July 30, 2009
What is most astounding about the Apollo 11 moon landing is that it happened 40 years ago. What is most depressing is that so little has happened since.
In 1969, if you're old enough to remember, you played music on phonographs and reel-to-reel tapes. You shot photos on Kodachrome. You warmed up food on the stove. You wrote letters in longhand or on a typewriter, made your "CC's" with carbon paper, added up figures in your head or with a pencil. If you needed information, you went to a library. To tune in Walter Cronkite, you twisted the rabbit-ears.
And if you tuned in on July 20, 1969, what you saw were blurred black-and-white images, broadcast from a quarter-million miles away, of one man making a small step and mankind making a giant leap.
Or so he thought.
When Neil Armstrong planted that first boot-print in the lunar dust for all eternity, he believed he was a Columbus — not just the first, but the first of thousands. When Cronkite was rendered speechless on TV as the lander touched down — all he could say was "Wow!" — it was because he saw the heavens opening to us, as the earth opened to Europe nearly five centuries before.
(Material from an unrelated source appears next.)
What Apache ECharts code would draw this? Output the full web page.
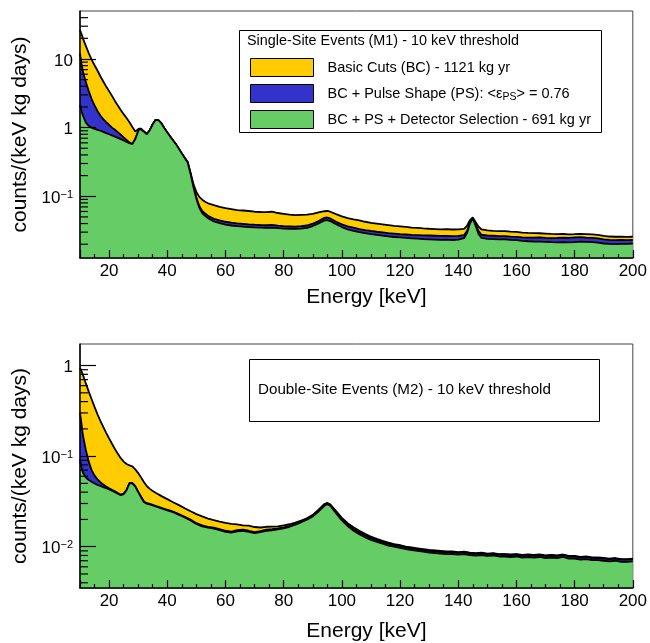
<!DOCTYPE html>
<html>
<head>
<meta charset="utf-8">
<script src="https://cdn.jsdelivr.net/npm/echarts@6/dist/echarts.min.js"></script>
<style>
  html, body { margin: 0; padding: 0; background: #fff; }
  #chart { width: 650px; height: 643px; }
</style>
</head>
<body>
<div id="chart"></div>
<script>
// energy bins, upper panel (single-site, M1)
const energyM1 = [10,10.5,11,12,13,14,15,16,17,18,19,20,21,22,23,24,25,26,27,28,29,30,30.5,31,32,33,34,35,36,37,38,39,40,41,42,43,44,45,46,47,48,49,50,51,52,53,54,56,58,60,62,64,66,68,70,72,74,76,78,80,82,84,86,88,90,92,94,95,96,98,100,102,104,106,108,110,112,114,116,118,120,122,124,126,128,130,132,134,136,138,140,142,143,144,145,146,147,148,150,152,154,156,158,160,162,164,166,168,170,172,174,176,178,180,182,184,186,188,190,192,194,196,198,200];
const bcM1 = [26.4,23,20,15.5,12.2,9.8,8.1,6.8,5.6,4.7,3.96,3.4,2.9,2.45,2.1,1.8,1.57,1.38,1.2,1.02,0.88,0.95,1.0,0.97,0.88,0.81,0.92,1.12,1.3,1.28,1.15,0.98,0.85,0.74,0.65,0.57,0.49,0.42,0.36,0.315,0.22,0.15,0.115,0.098,0.089,0.083,0.079,0.074,0.070,0.067,0.065,0.063,0.062,0.061,0.0595,0.059,0.0588,0.0595,0.057,0.0555,0.054,0.053,0.0535,0.054,0.0555,0.058,0.0605,0.061,0.0595,0.055,0.051,0.048,0.046,0.0445,0.0425,0.041,0.040,0.039,0.038,0.037,0.0365,0.0358,0.035,0.0345,0.034,0.0336,0.0333,0.033,0.0331,0.0328,0.033,0.0335,0.037,0.045,0.049,0.042,0.036,0.0328,0.0318,0.0312,0.031,0.0311,0.0305,0.0302,0.0296,0.0292,0.029,0.0289,0.0286,0.0283,0.0281,0.0282,0.0279,0.028,0.0283,0.0281,0.0279,0.0274,0.0264,0.0259,0.0257,0.0258,0.0256,0.0257];
const psM1 = [12.1,8.6,6.6,4.6,3.4,2.6,2.1,1.75,1.5,1.33,1.2,1.1,1.0,0.93,0.86,0.79,0.72,0.66,0.61,0.578,0.69,0.885,0.975,0.955,0.875,0.80,0.92,1.12,1.3,1.28,1.15,0.98,0.85,0.74,0.65,0.57,0.49,0.42,0.36,0.312,0.213,0.138,0.096,0.072,0.061,0.056,0.052,0.047,0.0445,0.0425,0.0412,0.0402,0.0396,0.039,0.0385,0.0381,0.0378,0.0382,0.0374,0.0368,0.0365,0.0362,0.0367,0.0375,0.0398,0.0435,0.0485,0.049,0.0475,0.0425,0.039,0.0365,0.0348,0.0333,0.0322,0.0312,0.0304,0.0297,0.029,0.0285,0.028,0.0277,0.0274,0.0272,0.027,0.0268,0.0266,0.0264,0.0265,0.0262,0.0264,0.0272,0.031,0.042,0.048,0.039,0.031,0.0275,0.0268,0.0266,0.0262,0.0263,0.0258,0.0256,0.0252,0.025,0.0249,0.0251,0.0248,0.0246,0.0247,0.0249,0.0248,0.0251,0.0253,0.025,0.0248,0.0244,0.0235,0.0231,0.023,0.0232,0.0229,0.0231];
const dsM1 = [2.14,1.75,1.5,1.18,1.06,1.0,0.96,0.93,0.9,0.865,0.83,0.80,0.77,0.74,0.71,0.68,0.65,0.62,0.595,0.575,0.68,0.88,0.97,0.95,0.87,0.80,0.92,1.12,1.3,1.28,1.15,0.98,0.85,0.74,0.65,0.57,0.49,0.42,0.36,0.31,0.21,0.135,0.092,0.068,0.057,0.052,0.048,0.043,0.0405,0.0385,0.0375,0.0366,0.036,0.0356,0.0352,0.0349,0.0346,0.035,0.0343,0.0338,0.0336,0.0334,0.0338,0.0346,0.0368,0.0403,0.0445,0.0449,0.0435,0.0392,0.0356,0.033,0.0313,0.03,0.029,0.0281,0.0273,0.0266,0.026,0.0255,0.0251,0.0247,0.0244,0.0241,0.0238,0.0236,0.0234,0.0232,0.0233,0.023,0.0234,0.0245,0.029,0.040,0.0475,0.037,0.028,0.0248,0.024,0.0238,0.0235,0.0236,0.0231,0.0229,0.0224,0.0221,0.0219,0.0218,0.0216,0.0214,0.0213,0.0215,0.0213,0.0214,0.0218,0.0216,0.0214,0.0211,0.0205,0.0202,0.0201,0.0203,0.0202,0.0204];

// energy bins, lower panel (double-site, M2)
const energyM2 = [10,10.5,11,12,13,14,15,16,17,18,19,20,21,22,23,24,25,26,27,27.5,28,29,30,31,32,33,34,35,36,37,38,40,42,44,46,48,50,52,54,56,58,60,62,64,66,68,70,72,74,76,78,80,82,84,86,88,90,92,94,95,96,98,100,102,104,106,108,110,112,114,116,118,120,122,124,126,128,130,132,134,136,138,140,142,144,146,148,150,152,154,156,158,160,162,164,166,168,170,172,174,176,178,180,182,184,186,188,190,192,194,196,198,200];
const bcM2 = [0.944,0.87,0.79,0.635,0.515,0.425,0.35,0.29,0.245,0.21,0.181,0.157,0.137,0.12,0.106,0.095,0.087,0.082,0.079,0.0785,0.077,0.0715,0.065,0.058,0.0515,0.0465,0.0435,0.0413,0.0395,0.0378,0.0362,0.0335,0.031,0.0288,0.0266,0.0246,0.0229,0.0216,0.0204,0.0196,0.0189,0.0183,0.0179,0.0176,0.0172,0.0171,0.0165,0.0163,0.0166,0.0167,0.0168,0.0172,0.0177,0.0185,0.0194,0.0206,0.0225,0.0257,0.0296,0.0304,0.0294,0.0248,0.0208,0.0182,0.0164,0.015,0.0139,0.0129,0.0122,0.0116,0.0111,0.0107,0.0104,0.01,0.0098,0.0096,0.0094,0.0092,0.0091,0.009,0.0089,0.0089,0.0087,0.0088,0.0086,0.0085,0.0086,0.0084,0.0085,0.0083,0.0083,0.0082,0.0083,0.0081,0.0082,0.0081,0.0082,0.008,0.0081,0.008,0.0082,0.0079,0.0079,0.0077,0.0078,0.0076,0.0076,0.0075,0.0074,0.0075,0.0073,0.0073,0.0074];
const psM2 = [0.30,0.23,0.17,0.117,0.087,0.07,0.061,0.0555,0.0515,0.0485,0.0462,0.0442,0.0425,0.041,0.0392,0.0377,0.0386,0.0425,0.0505,0.0525,0.0505,0.0466,0.0406,0.0356,0.0315,0.0302,0.0297,0.0289,0.0282,0.0276,0.0269,0.0256,0.0244,0.0229,0.0214,0.0199,0.0182,0.0172,0.0166,0.0162,0.0156,0.015,0.0147,0.0152,0.0154,0.015,0.0145,0.0149,0.0154,0.0156,0.0159,0.0163,0.017,0.0179,0.019,0.0203,0.022,0.025,0.0289,0.0301,0.029,0.0242,0.0202,0.0176,0.0157,0.0144,0.0134,0.0125,0.0119,0.0113,0.0108,0.0105,0.0102,0.0098,0.0096,0.0094,0.0092,0.009,0.0089,0.0088,0.0087,0.0087,0.0086,0.0087,0.0085,0.0084,0.0085,0.0083,0.0084,0.0082,0.0082,0.0081,0.0082,0.008,0.0081,0.008,0.0081,0.0079,0.008,0.0079,0.0081,0.0078,0.0078,0.0076,0.0077,0.0075,0.0075,0.0074,0.0073,0.0074,0.0072,0.0072,0.0073];
const dsM2 = [0.092,0.075,0.066,0.058,0.0545,0.052,0.050,0.048,0.047,0.0455,0.0442,0.043,0.0415,0.040,0.0385,0.037,0.038,0.042,0.050,0.052,0.050,0.046,0.040,0.035,0.031,0.0298,0.0293,0.0285,0.0278,0.0272,0.0265,0.0252,0.024,0.0225,0.021,0.0195,0.0178,0.0168,0.0162,0.0158,0.0152,0.0146,0.0143,0.0148,0.015,0.0146,0.0141,0.0145,0.015,0.0152,0.0155,0.0159,0.0166,0.0175,0.0186,0.0199,0.0216,0.0245,0.0283,0.0295,0.0284,0.0235,0.0195,0.0169,0.015,0.0137,0.0127,0.0119,0.0113,0.0108,0.0103,0.01,0.0097,0.0094,0.0092,0.009,0.0088,0.0086,0.0085,0.0084,0.0083,0.0083,0.0082,0.0083,0.0081,0.008,0.0081,0.0079,0.008,0.0078,0.0078,0.0077,0.0078,0.0076,0.0077,0.0076,0.0077,0.0075,0.0076,0.0075,0.0077,0.0074,0.0074,0.0072,0.0073,0.0071,0.0071,0.007,0.0069,0.007,0.0068,0.0068,0.0069];

// log-axis minor tick positions (2..9 x 10^n)
const minorTicksM1 = [40,30,20,9,8,7,6,5,4,3,2,0.9,0.8,0.7,0.6,0.5,0.4,0.3,0.2,0.09,0.08,0.07,0.06,0.05,0.04,0.03,0.02];
const minorTicksM2 = [0.9,0.8,0.7,0.6,0.5,0.4,0.3,0.2,0.09,0.08,0.07,0.06,0.05,0.04,0.03,0.02,0.009,0.008,0.007,0.006,0.005,0.004];

const seriesNames = ['Basic Cuts (BC) - 1121 kg yr', 'BC + Pulse Shape (PS)', 'BC + PS + Detector Selection - 691 kg yr'];
const fillColors = ['#ffcc00', '#3333cc', '#66cc66'];

const FONT = '"Liberation Sans", Arial, Helvetica, sans-serif';
const zip = (xs, ys) => xs.map((x, i) => [x, ys[i]]);

function logLabel(v) {
  const l = Math.log10(v);
  const n = Math.round(l);
  if (Math.abs(l - n) > 1e-6) return '';
  if (n === 0) return '1';
  if (n === 1) return '10';
  return '{b|10}{sup|\u2212' + (-n) + '}';
}

function areaSeries(idx, gi, x, y) {
  return {
    name: seriesNames[idx],
    type: 'line',
    xAxisIndex: gi,
    yAxisIndex: gi,
    data: zip(x, y),
    showSymbol: false,
    symbol: 'none',
    smooth: false,
    lineStyle: { color: '#000', width: 1.8 },
    itemStyle: { color: fillColors[idx] },
    areaStyle: { color: fillColors[idx], opacity: 1, origin: 'start' },
    z: 2 + idx
  };
}

// short inside ticks at 2..9 x 10^n on the log axis
function minorTickSeries(gi, ticks) {
  return {
    type: 'custom',
    xAxisIndex: gi,
    yAxisIndex: gi,
    z: 20,
    data: ticks.map(v => [10, v]),
    renderItem: function (params, api) {
      const p = api.coord([api.value(0), api.value(1)]);
      return {
        type: 'line',
        shape: { x1: p[0], y1: p[1], x2: p[0] + 8, y2: p[1] },
        style: { stroke: '#000', lineWidth: 1.2 }
      };
    }
  };
}

function xAxisOpt(gi, gap) {
  return {
    type: 'value',
    gridIndex: gi,
    min: 10,
    max: 200,
    splitNumber: 10,
    z: 10,
    name: 'Energy [keV]',
    nameLocation: 'middle',
    nameGap: gap,
    nameTextStyle: { fontSize: 21, color: '#000', fontFamily: FONT, padding: [0, 0, 0, 20] },
    axisLine: { show: true, lineStyle: { color: '#000', width: 1.5 } },
    axisTick: { show: true, inside: true, length: 8, lineStyle: { color: '#000', width: 1.2 } },
    minorTick: { show: true, splitNumber: 4, length: 4, lineStyle: { color: '#000', width: 1.2 } },
    axisLabel: { fontSize: 17, color: '#000', fontFamily: FONT, margin: 5, showMinLabel: false },
    splitLine: { show: false }
  };
}

function yAxisOpt(gi, min, max) {
  return {
    type: 'log',
    logBase: 10,
    gridIndex: gi,
    min: min,
    max: max,
    z: 10,
    name: 'counts/(keV kg days)',
    nameLocation: 'middle',
    nameGap: 49,
    nameTextStyle: { fontSize: 21, color: '#000', fontFamily: FONT },
    axisLine: { show: true, lineStyle: { color: '#000', width: 1.5 } },
    axisTick: { show: true, inside: true, length: 16, lineStyle: { color: '#000', width: 1.2 } },
    axisLabel: {
      fontSize: 17, color: '#000', fontFamily: FONT, margin: 7, padding: [4, 0, 0, 0],
      showMinLabel: false, showMaxLabel: false,
      formatter: logLabel,
      rich: {
        b: { fontSize: 17, color: '#000', fontFamily: FONT },
        sup: { fontSize: 11, color: '#000', fontFamily: FONT, verticalAlign: 'top', padding: [0, 0, 7, 0] }
      }
    },
    splitLine: { show: false }
  };
}

const chart = echarts.init(document.getElementById('chart'), null, { renderer: 'canvas' });

const option = {
  backgroundColor: '#fff',
  animation: false,
  textStyle: { fontFamily: FONT },
  grid: [
    { left: 80, right: 16, top: 11, height: 247, show: true, borderColor: '#444', borderWidth: 1 },
    { left: 80, right: 16, top: 344, height: 245, show: true, borderColor: '#444', borderWidth: 1 }
  ],
  xAxis: [xAxisOpt(0, 29), xAxisOpt(1, 33)],
  yAxis: [yAxisOpt(0, 0.0126, 50), yAxisOpt(1, 0.0035, 1.73)],
  legend: {
    orient: 'vertical',
    left: 250,
    top: 58,
    padding: 0,
    itemGap: 7,
    itemWidth: 63,
    itemHeight: 18,
    selectedMode: false,
    icon: 'rect',
    data: seriesNames.map((n, i) => ({
      name: n,
      icon: 'rect',
      itemStyle: { color: fillColors[i], borderColor: '#000', borderWidth: 1 }
    })),
    formatter: function (name) {
      if (name === seriesNames[1]) {
        return '{n|BC + Pulse Shape (PS): <\u03b5}{s|PS}{n|> = 0.76}';
      }
      return '{n|' + name + '}';
    },
    textStyle: {
      fontSize: 14.5, color: '#000', fontFamily: FONT, padding: [0, 0, 0, 9],
      rich: {
        n: { fontSize: 14.5, color: '#000', fontFamily: FONT, lineHeight: 18 },
        s: { fontSize: 10.5, color: '#000', fontFamily: FONT, verticalAlign: 'bottom', padding: [8, 0, 0, 0] }
      }
    }
  },
  graphic: [
    {
      type: 'rect', left: 237, top: 28, z: 30,
      shape: { width: 362, height: 102 },
      style: { fill: 'none', stroke: '#000', lineWidth: 1 }
    },
    {
      type: 'text', left: 247, top: 34, z: 31,
      style: { text: 'Single-Site Events (M1) - 10 keV threshold', fill: '#000', font: '14.4px ' + FONT }
    },
    {
      type: 'rect', left: 249, top: 359, z: 30,
      shape: { width: 350, height: 62 },
      style: { fill: '#fff', stroke: '#000', lineWidth: 1 }
    },
    {
      type: 'text', left: 258, top: 382, z: 31,
      style: { text: 'Double-Site Events (M2) - 10 keV threshold', fill: '#000', font: '15.2px ' + FONT }
    }
  ],
  series: [
    areaSeries(0, 0, energyM1, bcM1),
    areaSeries(1, 0, energyM1, psM1),
    areaSeries(2, 0, energyM1, dsM1),
    minorTickSeries(0, minorTicksM1),
    areaSeries(0, 1, energyM2, bcM2),
    areaSeries(1, 1, energyM2, psM2),
    areaSeries(2, 1, energyM2, dsM2),
    minorTickSeries(1, minorTicksM2)
  ]
};

chart.setOption(option);
</script>
</body>
</html>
The Apollo mission was the cornerstone of a new era of daring and hard-fought exploration reaching to the stars — Per aspera ad astra, the Roman proverb that was inscribed on the plaque commemorating the death of three astronauts in the launch- pad fire on Apollo 1 in 1967 and that also graced the packs of Pall Mall cigarettes all those technicians in Mission Control were nervously sucking up as the lander made its approach.
In promoting his vision of manned space-flight in 1962, President John Kennedy had said much the same: "We choose to go to the moon in this decade and do the other things, not because they are easy, but because they are hard, because that goal will serve to organize and measure the best of our energies and skills .... And, therefore, as we set sail, we ask God's blessing on the most hazardous and dangerous and greatest adventure on which man has ever embarked."
When the Apollo 11 module Eagle landed, most of us who watched it thought that way. Our collective imagination ran high, like it ran in other times of intense exploration, from the conquest of the American West to that of the earth's frozen poles: first the moon, then the moon-base, then Mars, then Jupiter, then beyond. Everything seemed possible, because the seemingly impossible had been accomplished almost flawlessly and in so short a time: the first American satellite to orbit the earth had gone up just eleven years before.
The depressing part of the 40th anniversary commemoration is the realization that it all basically ended 40 years ago. Apollo was not the cornerstone of space exploration, it was the capstone. America had poured its ingenuity, daring, and resources into the moon-landing, fulfilled Kennedy's promise, beat the Soviets cold — and then didn't know what to do next. The trajectory of exploration, if not the trajectory to the moon, was lost. There were five more lunar landings over the next couple years, but they led nowhere: the astronauts picked up a few buckets of moon-rocks but otherwise spent their time hitting golf balls and clowning for the camera.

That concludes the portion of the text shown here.